[EXERCISE GOAL]
Write out the material exactly. Do not include the pictures.
::: RECORDED INFORMATION :::
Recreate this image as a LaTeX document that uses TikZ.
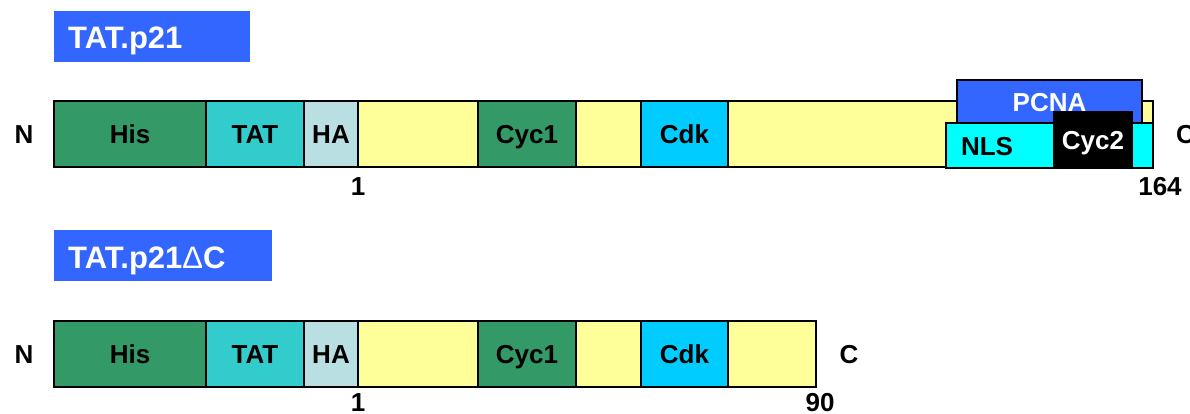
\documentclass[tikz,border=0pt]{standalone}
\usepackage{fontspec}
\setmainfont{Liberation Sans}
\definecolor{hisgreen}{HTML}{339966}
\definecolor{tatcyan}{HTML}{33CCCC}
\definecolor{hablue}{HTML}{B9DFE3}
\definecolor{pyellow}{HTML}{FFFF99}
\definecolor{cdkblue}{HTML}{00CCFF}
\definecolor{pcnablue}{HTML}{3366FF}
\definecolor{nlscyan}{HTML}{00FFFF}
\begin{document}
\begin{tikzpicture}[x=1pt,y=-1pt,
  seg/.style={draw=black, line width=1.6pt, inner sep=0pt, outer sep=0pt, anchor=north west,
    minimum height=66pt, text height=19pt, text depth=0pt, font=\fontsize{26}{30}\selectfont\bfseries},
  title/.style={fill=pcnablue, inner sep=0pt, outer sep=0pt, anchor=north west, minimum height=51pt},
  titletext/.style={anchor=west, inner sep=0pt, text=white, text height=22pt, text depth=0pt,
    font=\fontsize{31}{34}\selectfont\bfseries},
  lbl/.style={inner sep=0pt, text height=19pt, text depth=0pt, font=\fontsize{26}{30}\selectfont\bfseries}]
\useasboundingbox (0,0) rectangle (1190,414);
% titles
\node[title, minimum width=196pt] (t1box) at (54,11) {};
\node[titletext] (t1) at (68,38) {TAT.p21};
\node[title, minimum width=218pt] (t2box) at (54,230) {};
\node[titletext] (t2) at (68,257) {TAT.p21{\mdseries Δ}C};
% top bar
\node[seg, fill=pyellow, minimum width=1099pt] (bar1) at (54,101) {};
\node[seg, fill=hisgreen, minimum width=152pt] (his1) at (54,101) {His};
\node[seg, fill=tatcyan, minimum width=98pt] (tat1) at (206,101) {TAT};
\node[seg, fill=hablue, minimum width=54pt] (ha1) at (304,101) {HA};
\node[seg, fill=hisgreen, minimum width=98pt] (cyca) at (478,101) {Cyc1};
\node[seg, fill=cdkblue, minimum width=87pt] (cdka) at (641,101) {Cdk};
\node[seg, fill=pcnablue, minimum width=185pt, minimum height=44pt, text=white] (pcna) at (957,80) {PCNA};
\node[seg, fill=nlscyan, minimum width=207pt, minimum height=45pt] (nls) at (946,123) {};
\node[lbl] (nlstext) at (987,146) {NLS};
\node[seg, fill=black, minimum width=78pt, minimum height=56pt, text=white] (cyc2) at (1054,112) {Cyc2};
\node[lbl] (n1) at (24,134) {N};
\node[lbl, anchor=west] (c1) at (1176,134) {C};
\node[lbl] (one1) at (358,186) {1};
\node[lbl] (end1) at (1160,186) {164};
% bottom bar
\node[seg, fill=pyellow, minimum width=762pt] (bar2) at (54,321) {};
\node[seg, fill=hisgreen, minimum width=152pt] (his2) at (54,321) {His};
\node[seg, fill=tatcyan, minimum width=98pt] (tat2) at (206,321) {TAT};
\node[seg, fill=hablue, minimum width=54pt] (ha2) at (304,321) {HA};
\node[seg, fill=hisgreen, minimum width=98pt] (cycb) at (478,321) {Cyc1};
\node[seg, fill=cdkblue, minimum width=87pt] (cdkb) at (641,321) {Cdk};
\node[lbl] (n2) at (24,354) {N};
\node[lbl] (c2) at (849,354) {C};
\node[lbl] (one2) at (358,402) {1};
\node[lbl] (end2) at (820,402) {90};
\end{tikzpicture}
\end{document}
:::
[ANSWER TO THE TASK]
Recreate this image as a LaTeX document that uses TikZ.
\documentclass[tikz,border=0pt]{standalone}
\usepackage{fontspec}
\setmainfont{Liberation Sans}
\definecolor{hisgreen}{HTML}{339966}
\definecolor{tatcyan}{HTML}{33CCCC}
\definecolor{hablue}{HTML}{B9DFE3}
\definecolor{pyellow}{HTML}{FFFF99}
\definecolor{cdkblue}{HTML}{00CCFF}
\definecolor{pcnablue}{HTML}{3366FF}
\definecolor{nlscyan}{HTML}{00FFFF}
\begin{document}
\begin{tikzpicture}[x=1pt,y=-1pt,
  seg/.style={draw=black, line width=1.6pt, inner sep=0pt, outer sep=0pt, anchor=north west,
    minimum height=66pt, text height=19pt, text depth=0pt, font=\fontsize{26}{30}\selectfont\bfseries},
  title/.style={fill=pcnablue, inner sep=0pt, outer sep=0pt, anchor=north west, minimum height=51pt},
  titletext/.style={anchor=west, inner sep=0pt, text=white, text height=22pt, text depth=0pt,
    font=\fontsize{31}{34}\selectfont\bfseries},
  lbl/.style={inner sep=0pt, text height=19pt, text depth=0pt, font=\fontsize{26}{30}\selectfont\bfseries}]
\useasboundingbox (0,0) rectangle (1190,414);
% titles
\node[title, minimum width=196pt] (t1box) at (54,11) {};
\node[titletext] (t1) at (68,38) {TAT.p21};
\node[title, minimum width=218pt] (t2box) at (54,230) {};
\node[titletext] (t2) at (68,257) {TAT.p21{\mdseries Δ}C};
% top bar
\node[seg, fill=pyellow, minimum width=1099pt] (bar1) at (54,101) {};
\node[seg, fill=hisgreen, minimum width=152pt] (his1) at (54,101) {His};
\node[seg, fill=tatcyan, minimum width=98pt] (tat1) at (206,101) {TAT};
\node[seg, fill=hablue, minimum width=54pt] (ha1) at (304,101) {HA};
\node[seg, fill=hisgreen, minimum width=98pt] (cyca) at (478,101) {Cyc1};
\node[seg, fill=cdkblue, minimum width=87pt] (cdka) at (641,101) {Cdk};
\node[seg, fill=pcnablue, minimum width=185pt, minimum height=44pt, text=white] (pcna) at (957,80) {PCNA};
\node[seg, fill=nlscyan, minimum width=207pt, minimum height=45pt] (nls) at (946,123) {};
\node[lbl] (nlstext) at (987,146) {NLS};
\node[seg, fill=black, minimum width=78pt, minimum height=56pt, text=white] (cyc2) at (1054,112) {Cyc2};
\node[lbl] (n1) at (24,134) {N};
\node[lbl, anchor=west] (c1) at (1176,134) {C};
\node[lbl] (one1) at (358,186) {1};
\node[lbl] (end1) at (1160,186) {164};
% bottom bar
\node[seg, fill=pyellow, minimum width=762pt] (bar2) at (54,321) {};
\node[seg, fill=hisgreen, minimum width=152pt] (his2) at (54,321) {His};
\node[seg, fill=tatcyan, minimum width=98pt] (tat2) at (206,321) {TAT};
\node[seg, fill=hablue, minimum width=54pt] (ha2) at (304,321) {HA};
\node[seg, fill=hisgreen, minimum width=98pt] (cycb) at (478,321) {Cyc1};
\node[seg, fill=cdkblue, minimum width=87pt] (cdkb) at (641,321) {Cdk};
\node[lbl] (n2) at (24,354) {N};
\node[lbl] (c2) at (849,354) {C};
\node[lbl] (one2) at (358,402) {1};
\node[lbl] (end2) at (820,402) {90};
\end{tikzpicture}
\end{document}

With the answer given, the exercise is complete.